The Week in Review: Miliband sets his trap
It was a trap so obvious, it's amazing anyone decided to step into it.
Ed Miliband's pledge to freeze energy bills was a shark pit so clearly marked you could make it out at fifty paces during a power cut. "Please step into it," the Labour leader all but shouted from the conference stage. Please for the love of God just dip your toes in.
While senior Tories loitered gingerly around the edges, Lib Dem energy secretary Ed Davey pulled on his trunks and dived straight into the cool dark waters below. "Labour risk the lights going out," he declared, warning that energy bosses would be starved of the "investment" they so dearly needed.
If there was any doubt whose side he was on, a picture of Davey grinning with energy company execs quickly removed it. "Congratulations to @eonenergyuk for winning the best commercial exhibition stand award at at #ldconf" his press office tweeted, in the most banal yet poorly time tweet of the year.
Before long other government figures were jumping into the shark infested waters, with half the British press cheering them on from the side. Red Ed is taking Labour back to the seventies, they protested, as polls showed overwhelming support for his plans. A price freeze would be economic vandalism, they repeated, as Labour regained a nine point lead in the polls.
Even Peter Mandelson, a man who was twice forced to resign over his dealings with businessmen, joined in defence of the energy companies. The Labour leader really couldn't have hoped for more.
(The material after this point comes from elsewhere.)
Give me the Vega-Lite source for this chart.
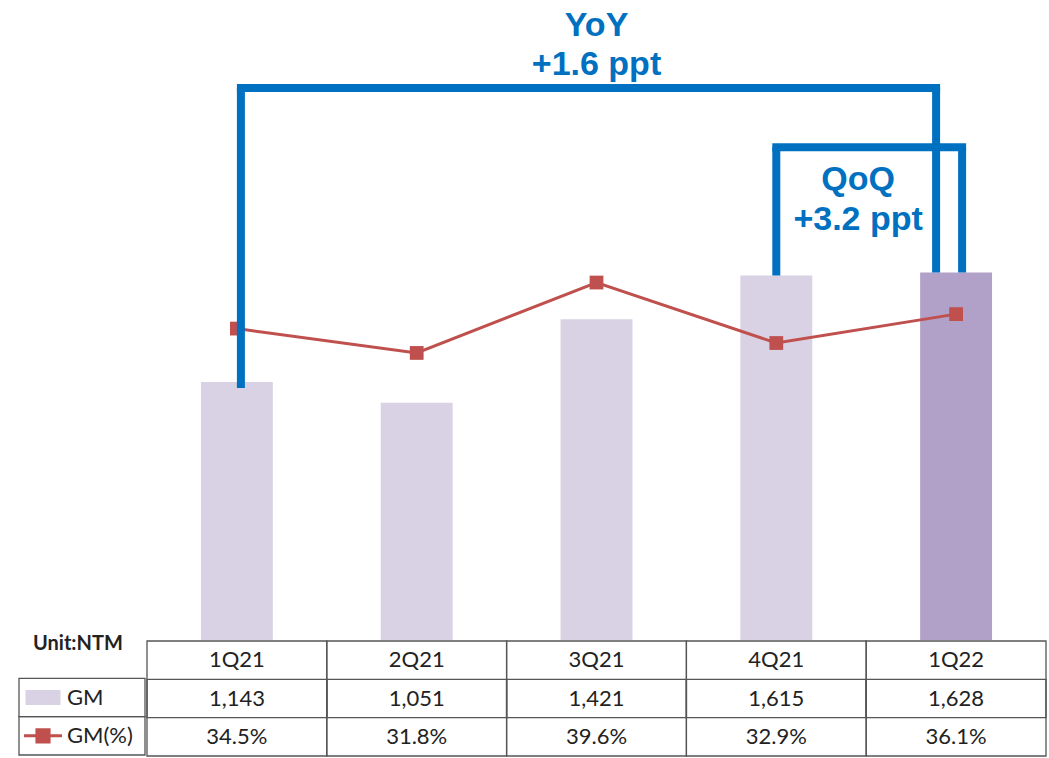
{
  "$schema": "https://vega.github.io/schema/vega-lite/v6.json",
  "description": "Quarterly gross margin (GM, NTM) with GM% line, data table and YoY / QoQ brackets.",
  "padding": {"left": 18, "top": 0, "right": 6, "bottom": 3},
  "config": {
    "view": {"stroke": null},
    "text": {"font": "Lato", "fontSize": 22, "color": "#222222"}
  },
  "datasets": {
    "quarters": [
      {"q": "1Q21", "gm": 1143, "pct": 0.345},
      {"q": "2Q21", "gm": 1051, "pct": 0.318},
      {"q": "3Q21", "gm": 1421, "pct": 0.396},
      {"q": "4Q21", "gm": 1615, "pct": 0.329},
      {"q": "1Q22", "gm": 1628, "pct": 0.361}
    ],
    "brackets": [
      {"name": "YoY", "from": "1Q21", "to": "1Q22", "fromGM": 1143, "toGM": 1628, "level": 2445, "label": ["YoY", "+1.6 ppt"]},
      {"name": "QoQ", "from": "4Q21", "to": "1Q22", "fromGM": 1615, "toGM": 1628, "level": 2183, "label": ["QoQ", "+3.2 ppt"]}
    ]
  },
  "spacing": 0,
  "hconcat": [
    {
      "spacing": 0,
      "bounds": "flush",
      "vconcat": [
        {
          "width": 126,
          "height": 640,
          "data": {"values": [{}]},
          "mark": "text",
          "encoding": {"text": {"value": ""}}
        },
        {
          "width": 126,
          "height": 115,
          "data": {"values": [{"row": "GM"}, {"row": "GM(%)"}]},
          "encoding": {
            "y": {"field": "row", "type": "nominal", "scale": {"domain": ["hdr", "GM", "GM(%)"], "paddingInner": 0, "paddingOuter": 0}, "axis": null}
          },
          "layer": [
            {"mark": {"type": "rect", "filled": false, "stroke": "#555555", "strokeWidth": 1.3}},
            {"mark": {"type": "text", "align": "left", "dx": -15}, "encoding": {"text": {"field": "row"}}},
            {
              "transform": [{"filter": "datum.row == 'GM'"}],
              "mark": {"type": "point", "shape": "M-1,-0.43H1V0.43H-1Z", "size": 1225, "filled": true, "opacity": 1, "color": "#D9D2E4", "xOffset": -39}
            },
            {
              "transform": [{"filter": "datum.row == 'GM(%)'"}],
              "mark": {"type": "point", "shape": "M-1,0H1M-0.32,-0.32H0.32V0.32H-0.32Z", "size": 1444, "filled": true, "opacity": 1, "fill": "#C0504D", "stroke": "#C0504D", "strokeWidth": 3, "xOffset": -39}
            },
            {
              "data": {"values": [{"unit": "Unit:NTM"}]},
              "mark": {"type": "text", "align": "left", "dx": -49, "dy": -15, "fontWeight": "bold", "fontSize": 20},
              "encoding": {
                "y": {"datum": "hdr", "type": "nominal"},
                "text": {"field": "unit"}
              }
            }
          ]
        }
      ]
    },
    {
      "spacing": 0,
      "vconcat": [
        {
          "width": 899,
          "height": 640,
          "data": {"name": "quarters"},
          "encoding": {
            "x": {"field": "q", "type": "nominal", "scale": {"domain": ["1Q21", "2Q21", "3Q21", "4Q21", "1Q22"], "paddingInner": 0.6, "paddingOuter": 0.3}, "axis": null}
          },
          "layer": [
            {
              "mark": {"type": "bar"},
              "encoding": {
                "y": {"field": "gm", "type": "quantitative", "scale": {"domain": [0, 2835]}, "axis": null},
                "color": {"condition": {"test": "datum.q == '1Q22'", "value": "#B1A0C7"}, "value": "#D9D2E4"}
              }
            },
            {
              "mark": {"type": "line", "color": "#C0504D", "strokeWidth": 3, "point": {"shape": "square", "size": 190, "filled": true, "opacity": 1, "color": "#C0504D"}},
              "encoding": {
                "y": {"field": "pct", "type": "quantitative", "scale": {"domain": [0, 0.709]}, "axis": null}
              }
            },
            {
              "data": {"name": "brackets"},
              "transform": [{"filter": "datum.name == 'YoY'"}],
              "layer": [
                {
                  "mark": {"type": "rule", "color": "#0070C0", "strokeWidth": 8, "xOffset": 4, "y2Offset": 6},
                  "encoding": {
                    "x": {"field": "from", "type": "nominal"},
                    "y": {"field": "level", "type": "quantitative", "scale": {"domain": [0, 2835]}, "axis": null},
                    "y2": {"field": "fromGM"}
                  }
                },
                {
                  "mark": {"type": "rule", "color": "#0070C0", "strokeWidth": 8, "xOffset": -20},
                  "encoding": {
                    "x": {"field": "to", "type": "nominal"},
                    "y": {"field": "level", "type": "quantitative", "scale": {"domain": [0, 2835]}, "axis": null},
                    "y2": {"field": "toGM"}
                  }
                },
                {
                  "mark": {"type": "rule", "color": "#0070C0", "strokeWidth": 8, "strokeCap": "square", "xOffset": 4, "x2Offset": -20},
                  "encoding": {
                    "x": {"field": "from", "type": "nominal"},
                    "x2": {"field": "to"},
                    "y": {"field": "level", "type": "quantitative", "scale": {"domain": [0, 2835]}, "axis": null}
                  }
                },
                {
                  "mark": {"type": "text", "font": "Liberation Sans", "fontWeight": "bold", "fontSize": 34, "lineHeight": 39, "color": "#0070C0", "baseline": "alphabetic", "dy": -52},
                  "encoding": {
                    "x": {"datum": "3Q21", "type": "nominal"},
                    "y": {"field": "level", "type": "quantitative", "scale": {"domain": [0, 2835]}, "axis": null},
                    "text": {"field": "label"}
                  }
                }
              ],
              "resolve": {"scale": {"y": "shared"}}
            },
            {
              "data": {"name": "brackets"},
              "transform": [{"filter": "datum.name == 'QoQ'"}],
              "layer": [
                {
                  "mark": {"type": "rule", "color": "#0070C0", "strokeWidth": 8, "xOffset": 0},
                  "encoding": {
                    "x": {"field": "from", "type": "nominal"},
                    "y": {"field": "level", "type": "quantitative", "scale": {"domain": [0, 2835]}, "axis": null},
                    "y2": {"field": "fromGM"}
                  }
                },
                {
                  "mark": {"type": "rule", "color": "#0070C0", "strokeWidth": 8, "xOffset": 6},
                  "encoding": {
                    "x": {"field": "to", "type": "nominal"},
                    "y": {"field": "level", "type": "quantitative", "scale": {"domain": [0, 2835]}, "axis": null},
                    "y2": {"field": "toGM"}
                  }
                },
                {
                  "mark": {"type": "rule", "color": "#0070C0", "strokeWidth": 8, "strokeCap": "square", "xOffset": 0, "x2Offset": 6},
                  "encoding": {
                    "x": {"field": "from", "type": "nominal"},
                    "x2": {"field": "to"},
                    "y": {"field": "level", "type": "quantitative", "scale": {"domain": [0, 2835]}, "axis": null}
                  }
                },
                {
                  "mark": {"type": "text", "font": "Liberation Sans", "fontWeight": "bold", "fontSize": 34, "lineHeight": 40, "color": "#0070C0", "baseline": "alphabetic", "dx": -98, "dy": 43},
                  "encoding": {
                    "x": {"datum": "1Q22", "type": "nominal"},
                    "y": {"field": "level", "type": "quantitative", "scale": {"domain": [0, 2835]}, "axis": null},
                    "text": {"field": "label"}
                  }
                }
              ],
              "resolve": {"scale": {"y": "shared"}}
            }
          ],
          "resolve": {"scale": {"y": "independent"}}
        },
        {
          "width": 899,
          "height": 115,
          "data": {"name": "quarters"},
          "encoding": {
            "x": {"field": "q", "type": "nominal", "scale": {"domain": ["1Q21", "2Q21", "3Q21", "4Q21", "1Q22"], "paddingInner": 0, "paddingOuter": 0}, "axis": null}
          },
          "layer": [
            {"mark": {"type": "rect", "filled": false, "stroke": "#555555", "strokeWidth": 1.3}},
            {
              "mark": {"type": "rect", "filled": false, "stroke": "#555555", "strokeWidth": 1.3},
              "encoding": {"y": {"datum": "GM", "type": "nominal", "scale": {"domain": ["hdr", "GM", "GM(%)"], "paddingInner": 0, "paddingOuter": 0}, "axis": null}}
            },
            {
              "mark": {"type": "text"},
              "encoding": {"y": {"datum": "hdr", "type": "nominal"}, "text": {"field": "q"}}
            },
            {
              "mark": {"type": "text"},
              "encoding": {"y": {"datum": "GM", "type": "nominal"}, "text": {"field": "gm", "type": "quantitative", "format": ","}}
            },
            {
              "mark": {"type": "text"},
              "encoding": {"y": {"datum": "GM(%)", "type": "nominal"}, "text": {"field": "pct", "type": "quantitative", "format": ".1%"}}
            }
          ]
        }
      ]
    }
  ]
}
By now the dividing line was so clear Miliband hardly even needed to point it out. People must decide if they're "part of the problem or part of the solution" he explained calmly. "The Conservative party will support [the energy companies], but I'm in a different place. I'm standing up for the British people".
By now the government had realised the scale of their error. "Won't somebody think of the energy bosses?" is never going to be an election winning slogan. By coming out so strongly against freezing energy bills they risked confirming all of the worst stereotypes about the coalition. As they clambered onto their lifeboats, Michael Gove was the first to grab at the oars.
"One thing that Ed Miliband did get right is that the energy prices at the moment are too high," he told the Question Time audience on Thursday. "I do take what [energy companies] say with a pinch of salt actually."
At the start of the week, Miliband's opponents were thrilled at his apparent lurch to the left. By the end of the week, many of them were lurching along with him.